*EXERCISE AIM*
Start at the line containing "What Plotly code", stop at the line containing "import plotly.graph_objects as go", and please reproduce every line in between, both ends included, without pictures.

[Entries with chart source code]
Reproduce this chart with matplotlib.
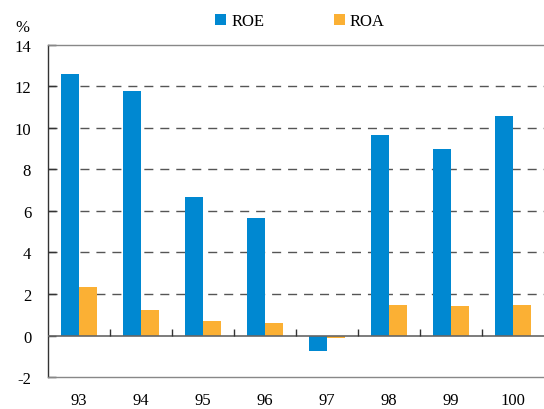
import numpy as np
import matplotlib.pyplot as plt

plt.rcParams['font.family'] = ['Liberation Serif', 'DejaVu Serif']

years = ["93", "94", "95", "96", "97", "98", "99", "100"]
roe = [12.58, 11.80, 6.67, 5.66, -0.76, 9.66, 8.99, 10.58]
roa = [2.36, 1.25, 0.72, 0.58, -0.13, 1.45, 1.40, 1.49]

BLUE = "#0088d1"
ORANGE = "#fbb034"

fig = plt.figure(figsize=(5.44, 4.10), dpi=100)
ax = fig.add_axes([0.088, 0.078, 0.912, 0.81])

x = np.arange(len(years))
w = 0.29
ax.bar(x - w / 2, roe, width=w, color=BLUE, zorder=3, label="ROE")
ax.bar(x + w / 2, roa, width=w, color=ORANGE, zorder=3, label="ROA")

ax.set_xlim(-0.5, len(years) - 0.5)
ax.set_ylim(-2, 14)
ax.set_yticks(range(-2, 15, 2))
ax.set_yticklabels([str(v) for v in range(-2, 15, 2)])

# dashed grid between the axis lines
for y in range(2, 14, 2):
    ax.axhline(y, color="#555555", lw=1.0, dashes=(6.5, 5), zorder=1)

# zero line with separators between the year groups
ax.axhline(0, color="#666666", lw=1.2, zorder=4)
ax.vlines(x[:-1] + 0.5, 0, 0.3, color="#333333", lw=1.0, zorder=4)

ax.spines["right"].set_visible(False)
ax.spines["left"].set_color("#333333")
ax.spines["top"].set_color("#888888")
ax.spines["bottom"].set_color("#888888")
for s in ax.spines.values():
    s.set_linewidth(1.0)

ax.tick_params(axis="y", direction="in", length=6, width=1.0,
               color="#333333", labelsize=12, pad=12)
ax.set_xticks(x)
ax.set_xticklabels(years)
ax.tick_params(axis="x", length=0, labelsize=12, pad=11)

fig.text(0.029, 1 - 26 / 410, "%", fontsize=12, ha="left", va="center_baseline")

ax.legend(loc="center", bbox_to_anchor=(300 / 544, 1 - 22 / 410),
          bbox_transform=fig.transFigure, ncol=2, frameon=False, fontsize=12,
          handlelength=0.65, handleheight=0.65, handletextpad=0.3,
          columnspacing=4.2, borderpad=0)

fig.savefig("out.png", dpi=100)
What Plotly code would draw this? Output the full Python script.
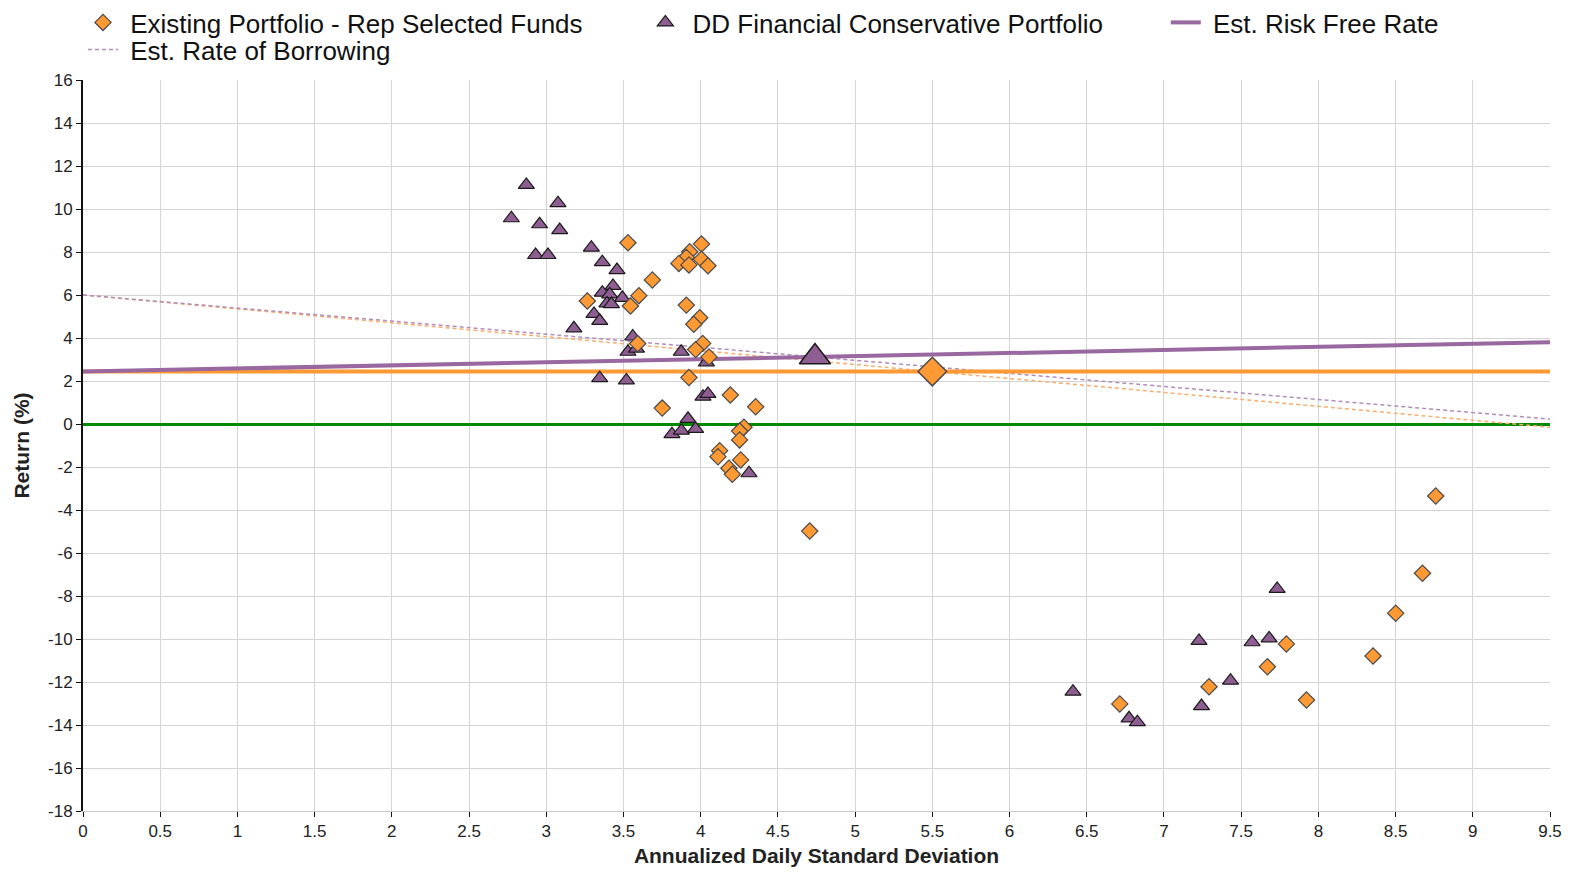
import plotly.graph_objects as go

# ---------------- data ----------------
existing_sd = [3.529, 4.005, 3.929, 3.907, 3.859, 3.924, 4.005, 4.047, 3.687, 3.600,
               3.545, 3.266, 3.907, 3.994, 3.955, 3.592, 4.013, 3.967, 4.054, 3.924,
               4.192, 3.751, 4.356, 4.280, 4.252, 4.252, 4.123, 4.112, 4.259, 4.183,
               4.205, 4.706, 6.714, 7.292, 7.670, 7.793, 7.923, 8.354, 8.501, 8.674,
               8.760]
existing_ret = [8.43, 8.37, 8.01, 7.75, 7.47, 7.40, 7.66, 7.36, 6.70, 5.97,
                5.49, 5.72, 5.53, 4.94, 4.64, 3.74, 3.75, 3.46, 3.12, 2.16,
                1.35, 0.74, 0.80, -0.15, -0.33, -0.74, -1.24, -1.52, -1.67, -2.06,
                -2.34, -4.98, -13.02, -12.22, -11.29, -10.23, -12.84, -10.79, -8.80, -6.94,
                -3.35]

dd_sd = [2.871, 3.076, 2.774, 2.957, 3.087, 2.931, 3.011, 3.292, 3.363, 3.458,
         3.432, 3.363, 3.411, 3.493, 3.393, 3.422, 3.309, 3.346, 3.179, 3.560,
         3.529, 3.584, 3.874, 4.037, 3.346, 3.519, 4.015, 4.047, 3.918, 3.814,
         3.875, 3.967, 4.313, 6.411, 6.774, 6.828, 7.227, 7.243, 7.431, 7.571,
         7.681, 7.733]
dd_ret = [11.12, 10.27, 9.57, 9.29, 9.02, 7.86, 7.86, 8.20, 7.53, 7.16,
          6.42, 6.11, 6.03, 5.87, 5.61, 5.58, 5.12, 4.80, 4.45, 4.07,
          3.36, 3.51, 3.36, 2.87, 2.13, 2.03, 1.27, 1.40, 0.24, -0.47,
          -0.31, -0.23, -2.29, -12.45, -13.69, -13.87, -10.09, -13.12, -11.94, -10.15,
          -9.97, -7.67]

existing_port_sd, existing_port_ret = 5.5, 2.44
dd_port_sd, dd_port_ret = 4.74, 3.12
risk_free_rate = 2.44
borrow_rate = 6.0
sd_max = 9.5

series_names = ["Existing Portfolio - Rep Selected Funds",
                "DD Financial Conservative Portfolio",
                "Est. Risk Free Rate",
                "Est. Rate of Borrowing"]

x_ticks = [i * 0.5 for i in range(20)]
x_ticktext = [f"{v:g}" for v in x_ticks]
y_ticks = list(range(-18, 17, 2))
y_ticktext = [str(v) for v in y_ticks]

# ---------------- styling ----------------
ORANGE = "#FF9933"
PURPLE = "#8E5E92"
PURPLE_LINE = "#9A68A0"
ORANGE_DASH = "#F7AE6E"
PURPLE_DASH = "#B48CB8"
FONT = "Liberation Sans, Arial, sans-serif"
NB = "\u00a0"

# page body has an 8px default margin -> figure is sized to fit the window
FIG_W, FIG_H = 1558, 859
M_L, M_T, M_R, M_B = 75, 72, 16, 56
PLOT_H = FIG_H - M_T - M_B


def line_through(y0, px, py, xmax):
    slope = (py - y0) / px
    return [0, xmax], [y0, y0 + slope * xmax]


fig = go.Figure()

# borrowing lines (dashed)
bx, by = line_through(borrow_rate, existing_port_sd, existing_port_ret, sd_max)
fig.add_trace(go.Scatter(x=bx, y=by, mode="lines", showlegend=False,
                         line=dict(color=ORANGE_DASH, width=1.5, dash="4px,3px"), hoverinfo="skip"))
bx, by = line_through(borrow_rate, dd_port_sd, dd_port_ret, sd_max)
fig.add_trace(go.Scatter(x=bx, y=by, mode="lines", name=NB + series_names[3], legend="legend2",
                         line=dict(color=PURPLE_DASH, width=1.5, dash="4px,3px"), hoverinfo="skip"))

# risk free lines (solid)
rx, ry = line_through(risk_free_rate, existing_port_sd, existing_port_ret, sd_max)
fig.add_trace(go.Scatter(x=rx, y=ry, mode="lines", showlegend=False,
                         line=dict(color=ORANGE, width=4), hoverinfo="skip"))
rx, ry = line_through(risk_free_rate, dd_port_sd, dd_port_ret, sd_max)
fig.add_trace(go.Scatter(x=rx, y=ry, mode="lines", name=NB + series_names[2], legendrank=3,
                         line=dict(color=PURPLE_LINE, width=4), hoverinfo="skip"))

# funds (triangles below diamonds)
fig.add_trace(go.Scatter(x=dd_sd, y=dd_ret, mode="markers",
                         name=NB + series_names[1] + NB * 8, legendrank=2,
                         marker=dict(symbol="triangle-up", size=14, color=PURPLE,
                                     line=dict(color="#1a1a1a", width=1.2))))
fig.add_trace(go.Scatter(x=existing_sd, y=existing_ret, mode="markers",
                         name=NB + series_names[0] + NB * 8, legendrank=1,
                         marker=dict(symbol="diamond", size=12.5, color=ORANGE,
                                     line=dict(color="#4a4a4a", width=1.2))))

# portfolios (big markers)
fig.add_trace(go.Scatter(x=[dd_port_sd], y=[dd_port_ret], mode="markers", showlegend=False,
                         marker=dict(symbol="triangle-up", size=27, color=PURPLE,
                                     line=dict(color="#1a1a1a", width=1.5))))
fig.add_trace(go.Scatter(x=[existing_port_sd], y=[existing_port_ret], mode="markers", showlegend=False,
                         marker=dict(symbol="diamond", size=22, color=ORANGE,
                                     line=dict(color="#4a4a4a", width=1.5))))

legend_font = dict(size=26, family=FONT, color="#111111")

fig.update_layout(
    width=FIG_W, height=FIG_H,
    margin=dict(l=M_L, r=M_R, t=M_T, b=M_B, autoexpand=False),
    paper_bgcolor="white", plot_bgcolor="white",
    font=dict(family=FONT, color="#111111"),
    showlegend=True,
    legend=dict(orientation="h", xref="paper", x=0.0, xanchor="left",
                yref="paper", y=1 + (M_T + 9) / PLOT_H, yanchor="top",
                font=legend_font, bgcolor="rgba(0,0,0,0)", traceorder="normal"),
    legend2=dict(orientation="h", xref="paper", x=0.0, xanchor="left",
                 yref="paper", y=1 + (M_T - 18) / PLOT_H, yanchor="top",
                 font=legend_font, bgcolor="rgba(0,0,0,0)"),
    xaxis=dict(range=[0, sd_max], tickvals=x_ticks, ticktext=x_ticktext,
               showgrid=True, gridcolor="#d3d3d3", gridwidth=1,
               zeroline=False, showline=True, linecolor="#c8c8c8", linewidth=1,
               ticks="outside", ticklen=5, tickcolor="#111111", tickwidth=1,
               tickfont=dict(size=17, family=FONT, color="#222222"),
               title=dict(text="<b>Annualized Daily Standard Deviation</b>",
                          font=dict(size=21, family=FONT, color="#222222"), standoff=17)),
    yaxis=dict(range=[-18, 16], tickvals=y_ticks, ticktext=y_ticktext,
               showgrid=True, gridcolor="#d3d3d3", gridwidth=1,
               zeroline=True, zerolinecolor="#008a00", zerolinewidth=2.5,
               showline=True, linecolor="#111111", linewidth=2,
               ticks="outside", ticklen=5, tickcolor="#111111", tickwidth=1,
               tickfont=dict(size=17, family=FONT, color="#222222"),
               title=dict(text="<b>Return (%)</b>",
                          font=dict(size=21, family=FONT, color="#222222"), standoff=13)),
)

fig.write_html("out.html")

*OUTPUT*
What Plotly code would draw this? Output the full Python script.
import plotly.graph_objects as go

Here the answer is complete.